The ability to identify logical fallacies in the arguments of others, and to avoid them in one’s own arguments, is both valuable and increasingly rare. Fallacious reasoning keeps us from knowing the truth, and the inability to think critically makes us vulnerable to manipulation by those skilled in the art of rhetoric.

A logical fallacy is, roughly speaking, an error of reasoning. When someone adopts a position, or tries to persuade someone else to adopt a position, based on a bad piece of reasoning, they commit a fallacy.
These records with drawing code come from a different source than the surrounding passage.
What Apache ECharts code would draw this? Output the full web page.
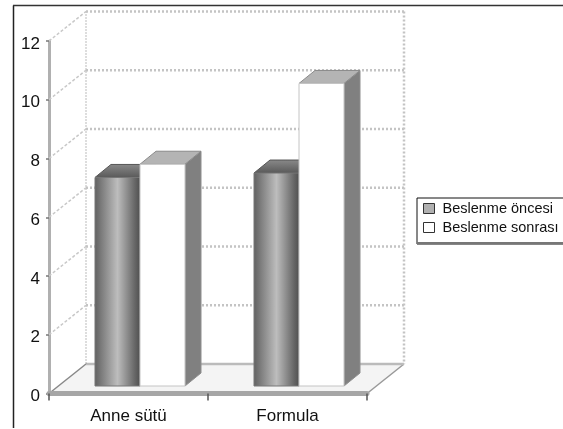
<!DOCTYPE html>
<html>
<head>
<meta charset="utf-8">
<title>Beslenme</title>
<script src="https://cdn.jsdelivr.net/npm/echarts@6/dist/echarts.min.js"></script>
<style>
  html, body { margin: 0; padding: 0; background: #fff; }
  /* the source is a soft scan, so take the edge off */
  #chart { width: 563px; height: 429px; filter: blur(0.45px); }
</style>
</head>
<body>
<div id="chart"></div>
<script>
const categories = ['Anne sütü', 'Formula']
const beslenmeOncesi = [7.1, 7.25]
const beslenmeSonrasi = [7.55, 10.3]
const yTicks = [0, 2, 4, 6, 8, 10, 12]

// depth of the fake 3d box, in px
const DEPTH_X = 37
const DEPTH_Y = 29.5
const BAR_SHIFT_X = 11.5
const BAR_SHIFT_Y = 7.5
const BAR_DEPTH_X = 16
const BAR_DEPTH_Y = 13
const BAR_W = 45

const font = '"Liberation Sans", Arial, sans-serif'

function poly(points, style) {
  return { type: 'polygon', shape: { points }, style }
}
function seg(x1, y1, x2, y2, stroke, lineWidth, lineDash) {
  return {
    type: 'line',
    shape: { x1, y1, x2, y2 },
    style: { stroke, lineWidth, lineDash, fill: null }
  }
}

// floor + back walls, one item per y tick
function renderWalls(params, api) {
  const r = params.coordSys
  const v = api.value(0)
  const y = api.coord([0, v])[1]
  const left = r.x, right = r.x + r.width
  const children = []
  if (v === 0) {
    children.push(poly([[left, y], [right, y], [right + DEPTH_X, y - DEPTH_Y], [left + DEPTH_X, y - DEPTH_Y]], { fill: '#f4f4f4' }))
    children.push(seg(left, y, left + DEPTH_X, y - DEPTH_Y, '#888', 1.5))
    children.push(seg(right, y, right + DEPTH_X, y - DEPTH_Y, '#999', 1.5))
    children.push(seg(left + DEPTH_X, y - DEPTH_Y, right + DEPTH_X, y - DEPTH_Y, '#bbb', 2.5))
    children.push(seg(left + DEPTH_X, r.y - DEPTH_Y, left + DEPTH_X, y - DEPTH_Y, '#777', 1, [1, 2]))
    children.push(seg(right + DEPTH_X, r.y - DEPTH_Y, right + DEPTH_X, y - DEPTH_Y, '#c4c4c4', 2.5, [2, 2]))
  } else {
    children.push(seg(left, y, left + DEPTH_X, y - DEPTH_Y, '#c8c8c8', 1.5, [3, 2]))
    children.push(seg(left + DEPTH_X, y - DEPTH_Y, right + DEPTH_X, y - DEPTH_Y, '#c4c4c4', 2.5, [2, 2]))
  }
  return { type: 'group', children }
}

function barRenderer(side, front, top, sideFill) {
  return function (params, api) {
    const base = api.coord([api.value(0), 0])
    const tip = api.coord([api.value(0), api.value(1)])
    const x0 = base[0] + BAR_SHIFT_X + (side === 0 ? -BAR_W : 0)
    const x1 = x0 + BAR_W
    const y0 = base[1] - BAR_SHIFT_Y
    const y1 = tip[1] - BAR_SHIFT_Y
    return {
      type: 'group',
      children: [
        poly([[x1, y0], [x1 + BAR_DEPTH_X, y0 - BAR_DEPTH_Y], [x1 + BAR_DEPTH_X, y1 - BAR_DEPTH_Y], [x1, y1]],
          { fill: sideFill, stroke: '#8e8e8e', lineWidth: 1 }),
        poly([[x0, y1], [x1, y1], [x1 + BAR_DEPTH_X, y1 - BAR_DEPTH_Y], [x0 + BAR_DEPTH_X, y1 - BAR_DEPTH_Y]],
          { fill: top, stroke: side === 0 ? '#555' : '#8a8a8a', lineWidth: 1 }),
        {
          type: 'rect',
          shape: { x: x0, y: y1, width: BAR_W, height: y0 - y1 },
          style: { fill: front, stroke: side === 0 ? '#777' : '#c4c4c4', lineWidth: 1 }
        }
      ]
    }
  }
}

const cylinder = new echarts.graphic.LinearGradient(0, 0, 1, 0, [
  { offset: 0, color: '#606060' },
  { offset: 0.5, color: '#bdbdbd' },
  { offset: 0.88, color: '#666' },
  { offset: 1, color: '#4e4e4e' }
])
const darkTop = new echarts.graphic.LinearGradient(0, 1, 0, 0, [
  { offset: 0, color: '#585858' },
  { offset: 1, color: '#8a8a8a' }
])

const options = {
  animation: false,
  textStyle: { fontFamily: font },
  grid: { left: 49, top: 41, width: 318, height: 352.5 },
  xAxis: {
    type: 'category',
    data: categories,
    offset: 1,
    axisLine: { lineStyle: { color: '#a6a6a6', width: 5 } },
    axisTick: { show: true, alignWithLabel: false, length: 7, lineStyle: { color: '#555', width: 1.5 } },
    axisLabel: { color: '#111', fontSize: 17, fontFamily: font, margin: 13 },
    z: 5
  },
  yAxis: {
    type: 'value',
    min: 0,
    max: 12,
    interval: 2,
    splitLine: { show: false },
    axisLine: { show: true, lineStyle: { color: '#b0b0b0', width: 3 } },
    axisTick: { show: true, length: 3, lineStyle: { color: '#777', width: 1.5 } },
    axisLabel: {
      margin: 9,
      formatter: '{n|{value}}',
      rich: { n: { color: '#111', fontSize: 17, fontFamily: font, padding: [6, 0, 0, 0] } }
    }
  },
  legend: {
    orient: 'vertical',
    left: 417,
    top: 198,
    padding: [3, 30, 9, 6],
    itemWidth: 11,
    itemHeight: 10,
    itemGap: 4,
    selectedMode: false,
    borderColor: '#111',
    borderWidth: 1,
    textStyle: { color: '#111', fontSize: 14.5, fontFamily: font, padding: [0, 0, 0, 3] },
    data: [
      { name: 'Beslenme öncesi', icon: 'rect', itemStyle: { color: '#b0b0b0', borderColor: '#333', borderWidth: 1 } },
      { name: 'Beslenme sonrası', icon: 'rect', itemStyle: { color: '#fff', borderColor: '#333', borderWidth: 1 } }
    ]
  },
  graphic: [
    { type: 'line', z: 10, shape: { x1: 13.5, y1: 5.5, x2: 13.5, y2: 428 }, style: { stroke: '#222', lineWidth: 1.5 } },
    { type: 'line', z: 10, shape: { x1: 13, y1: 5.5, x2: 563, y2: 5.5 }, style: { stroke: '#333', lineWidth: 1.5 } },
    { type: 'line', z: 10, shape: { x1: 417, y1: 243, x2: 563, y2: 243 }, style: { stroke: '#777', lineWidth: 2 } }
  ],
  series: [
    {
      type: 'custom',
      name: 'walls',
      coordinateSystem: 'cartesian2d',
      clip: false,
      silent: true,
      z: 1,
      encode: { y: 0 },
      data: yTicks.map(t => [t]),
      renderItem: renderWalls
    },
    {
      type: 'custom',
      name: 'Beslenme öncesi',
      coordinateSystem: 'cartesian2d',
      clip: false,
      z: 3,
      encode: { x: 0, y: 1 },
      itemStyle: { color: '#b0b0b0' },
      data: beslenmeOncesi.map((v, i) => [i, v]),
      renderItem: barRenderer(0, cylinder, darkTop, '#666')
    },
    {
      type: 'custom',
      name: 'Beslenme sonrası',
      coordinateSystem: 'cartesian2d',
      clip: false,
      z: 4,
      encode: { x: 0, y: 1 },
      itemStyle: { color: '#fff' },
      data: beslenmeSonrasi.map((v, i) => [i, v]),
      renderItem: barRenderer(1, '#fff', '#b4b4b4', '#808080')
    }
  ]
}

const chart = echarts.init(document.getElementById('chart'))
chart.setOption(options)
</script>
</body>
</html>
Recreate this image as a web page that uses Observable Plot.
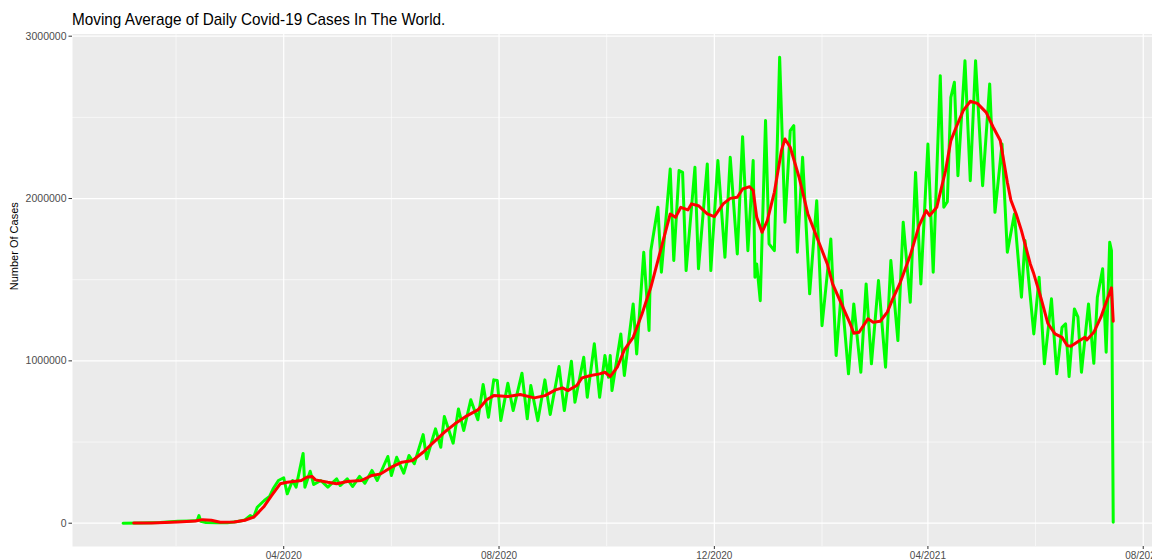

I can identify at least four errors in reasoning that our enemies use in regards to the Mountain Meadows Massacre. There are probably many more, but this should be sufficient to show the flawed thinking that they employ.
  • Correlation Does Not Mean Causation is one of the errors in reasoning mentioned above. Just because all of the conspirators were Latter-day Saints does not mean that being a Latter-day Saint caused this behavior.
  • Fallacy of a Single Cause occurs when it is assumed that there is a single, simple cause when in reality it may have been caused by a number of things.
  • A third logical fallacy used by our enemies in blaming the Church for this tragedy is called the Historian's Fallacy. This occurs when one assumes that decision makers in the past viewed events with the same perspective and information as us in the present.
  • Mostly this reasoning is a Fallacy of Composition. This arises when one infers that something is true of the whole from the fact that it is true for part. Since some members of the Church did this horrible crime, then the whole Church is smeared by it.
If we discover that the leaders of the Church (Brigham Young et al.) were involved then that would dispute my logical fallacy argument. We will address in our next post the historical facts of whether Brigham or other high ranking leaders were involved, or endorsed the actions at Mountain Meadows.

3 comments:

  1. i knew the fallacy theory was on its way. is it possible that these individuals retaliated for what happened to smith. old school eye for an eye? maybe the church was somehow responsible? it seems you are trying to disprove that there was culpabilty by the higher ups. the fallacy logic may work to disprove, but how do you know one way or another? plenty of other religions have killed and i would imagine they blamed it on the other guy. maybe the massacre was like a lot of them. chaotic and wrong in retrospect.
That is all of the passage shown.